Palestinian 'third way' rises
A new political group offers voters a choice between Fatah and Hamas.
RAMALLAH, WEST BANK
Hamas and Fatah have a new political rival.
A group of respected Palestinian leaders and intellectuals has formed an independent list to run in January's elections for the Palestinian Legislative Council. The new "party" presents a potential challenge to the two major forces of political life here: Fatah, the ruling Palestinian faction, and Hamas, the Islamic Resistance Movement.
The names topping the new list are well-known: Salam Fayyad, the respected finance minister and former World Bank official - a man seen by the international donor community as one of the most reliable and capable people in the Palestinian Authority (PA) - and Hanan Ashrawi, a former minister and Palestinian spokeswoman who has lobbied for an improved human rights record and respect for the rule of law in areas under the PA's control.
The founders of the independent list see themselves as offering a political "third way" to Palestinians disillusioned with the current options.

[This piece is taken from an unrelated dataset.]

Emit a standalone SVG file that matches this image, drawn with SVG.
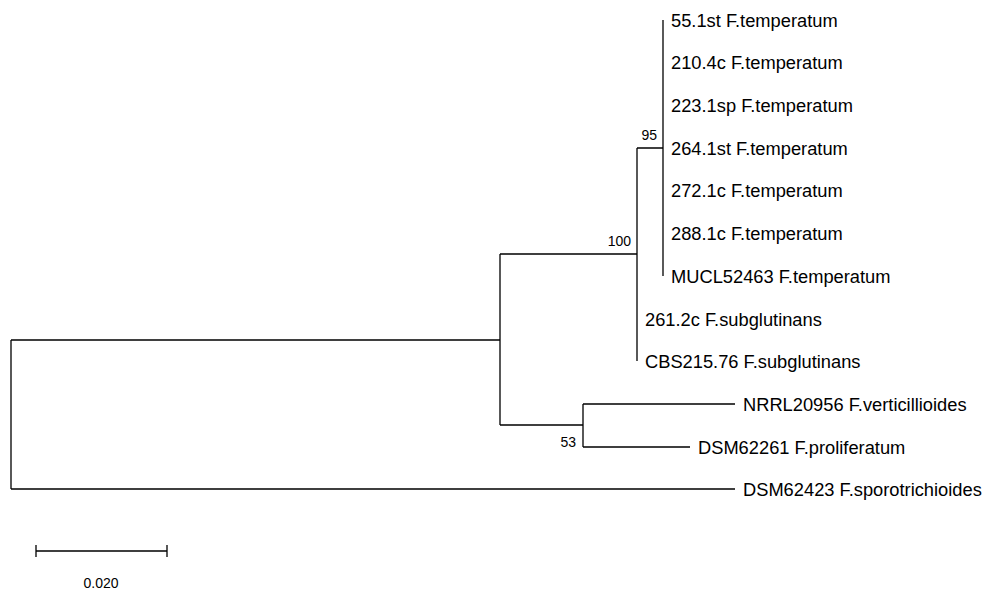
<svg xmlns="http://www.w3.org/2000/svg" width="989" height="592" viewBox="0 0 989 592">
<style>
.br{stroke:#000;stroke-width:1.3;fill:none}
.lf{font-family:"Liberation Sans",Arial,sans-serif;font-size:18.3px;fill:#000}
.bs{font-family:"Liberation Sans",Arial,sans-serif;font-size:14px;fill:#000}
</style>
<rect width="989" height="592" fill="#fff"/>
<g id="connectors">
<path class="br" d="M11,340 V489 M11,340 H500 M11,489 H735"/>
<path class="br" d="M500,254 V425 M500,254 H637 M500,425 H583"/>
<path class="br" d="M637,148 V361 M637,148 H663"/>
<path class="br" d="M663,20 V276"/>
<path class="br" d="M583,404 V447 M583,404 H735 M583,447 H690"/>
</g>
<g id="leaf1"><text class="lf" x="671" y="27">55.1st F.temperatum</text></g>
<g id="leaf2"><text class="lf" x="671" y="69">210.4c F.temperatum</text></g>
<g id="leaf3"><text class="lf" x="671" y="112">223.1sp F.temperatum</text></g>
<g id="leaf4"><text class="lf" x="671" y="155">264.1st F.temperatum</text></g>
<g id="leaf5"><text class="lf" x="671" y="197">272.1c F.temperatum</text></g>
<g id="leaf6"><text class="lf" x="671" y="240">288.1c F.temperatum</text></g>
<g id="leaf7"><text class="lf" x="671" y="283">MUCL52463 F.temperatum</text></g>
<g id="leaf8"><text class="lf" x="645" y="326">261.2c F.subglutinans</text></g>
<g id="leaf9"><text class="lf" x="645" y="368">CBS215.76 F.subglutinans</text></g>
<g id="leaf10"><text class="lf" x="743" y="411">NRRL20956 F.verticillioides</text></g>
<g id="leaf11"><text class="lf" x="698" y="454">DSM62261 F.proliferatum</text></g>
<g id="leaf12"><text class="lf" x="743" y="496">DSM62423 F.sporotrichioides</text></g>
<g id="bootstrap">
<text class="bs" x="657" y="140" text-anchor="end">95</text>
<text class="bs" x="631" y="246" text-anchor="end">100</text>
<text class="bs" x="576" y="447" text-anchor="end">53</text>
</g>
<g id="scale">
<path class="br" d="M36,551 H167 M36,545 V557 M167,545 V557"/>
<text class="bs" x="101" y="588" text-anchor="middle">0.020</text>
</g>
</svg>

Secular-nationalist Fatah is perceived by many Palestinians as rife with corruption and infighting. Until now, the next most viable political option has been Hamas, which has been promoting itself as a clean-hands, no-nonsense party. But many of those frustrated with Fatah don't necessarily support Hamas's continued use of suicide bombings and rocket attacks on Israelis - nor its plans to Islamicize Palestinian society. That's the voter the new party hopes to attract.

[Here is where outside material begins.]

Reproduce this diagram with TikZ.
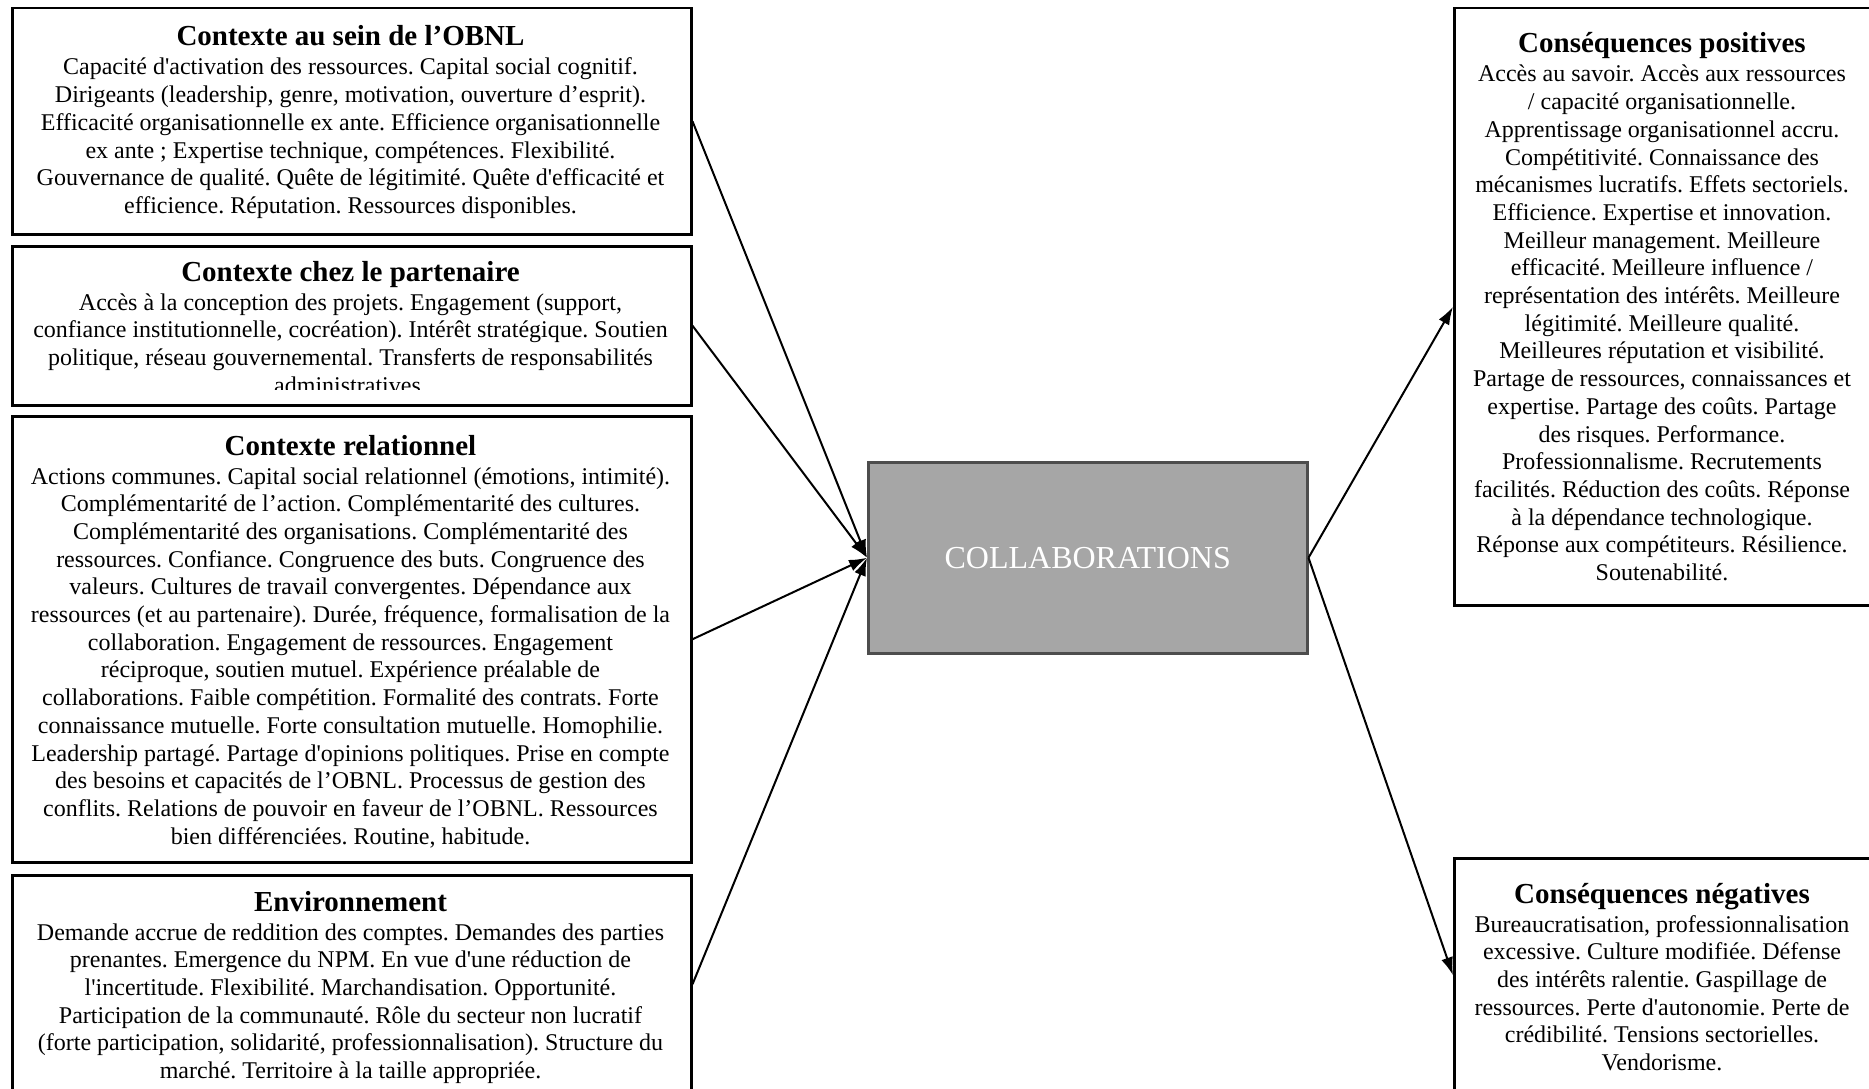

"There's a great deal of excitement as well as support, and we hope to address [the needs] of people who are disenchanted," Mrs. Ashrawi says. The new group is not being called a party, she says, because there is no law yet governing the creation of Palestinian political parties. "We're using the elections as a launching pad. This a group of people who are likeminded, who want good governance, peacemaking, and democracy to be part of the vision."